Now I must see the movie Chef – music, good eats make a winning combination, plus leftovers for sammies! This looks like a super delish meal!
YES you must Sandra!! You will LOVE it! 🙂
What a beautiful and vibrant pork roast with zesty lemons, we would wait in line for it too! We do have that movie and though it was quite hilarious and inspiring. It makes you want to get a food truck!
I know, right??!! The notion of a food truck trawl across the country sounds romantic….in reality I am sure it is very hard work!!
Nagi, you know what I love about your blog?
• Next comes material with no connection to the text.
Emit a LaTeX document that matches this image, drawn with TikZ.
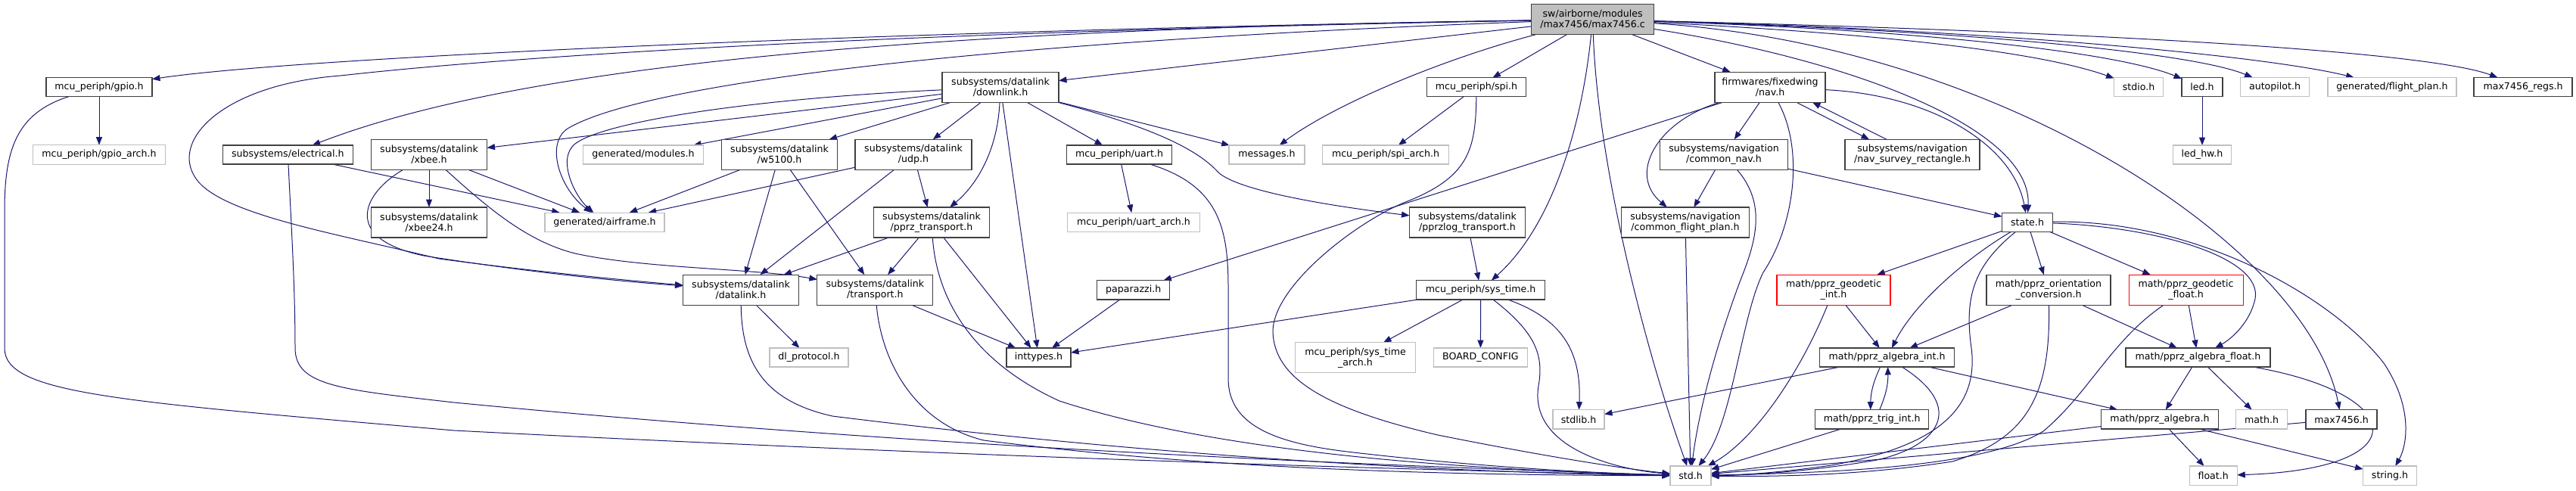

There is variety . And believe me,they all look really really appealing . Even the ones I came across and said I would never make. Now I want to make. Thanks for sharing!
Thanks so much Imma! I feel the same way about your blog. I love that you jump from Africa to Jamaica to China!! 🙂
I love that the worst case scenario = it’s tender shredded perfect for sandwiches. =^.^=
We don’t generally do easter as a big holiday (silly apartment living), but I’m trying to do a roasted meal on Sundays so this is going on my list. How could the kimchi salsa burrito guy possibly lead me astray?
(I might stuff it in the crock pot..)
I know, right? Roy Choi is a ROCK STAR!! (Along with David Chang!) I’ve tried Cuban Pork before from Gourmet Traveller but this knocks that recipe right out of the park!! 🙂
>.< "mojo marinated" became "momofuku" in my head. It blame my still not recovered from being pregnant extra nearsightedness, and the 'crack pie' recipe open in that other tab. (which I'm still thinking about.. even if it is like 15 eggs for one pie)
Oh, I’ve seen that recipe!! “Crack” pie is right. David Chang is a LEGEND!! 🙂
And you’ve solved my Easter dinner dilemma! Your savoury tooth really does balance out my sweet tooth. I always love coming here for yummy and easy inspiration!
It’s so true!! Ha ha!! I made your snickers slice the other day. I must go back and leave my feedback – it was awesome!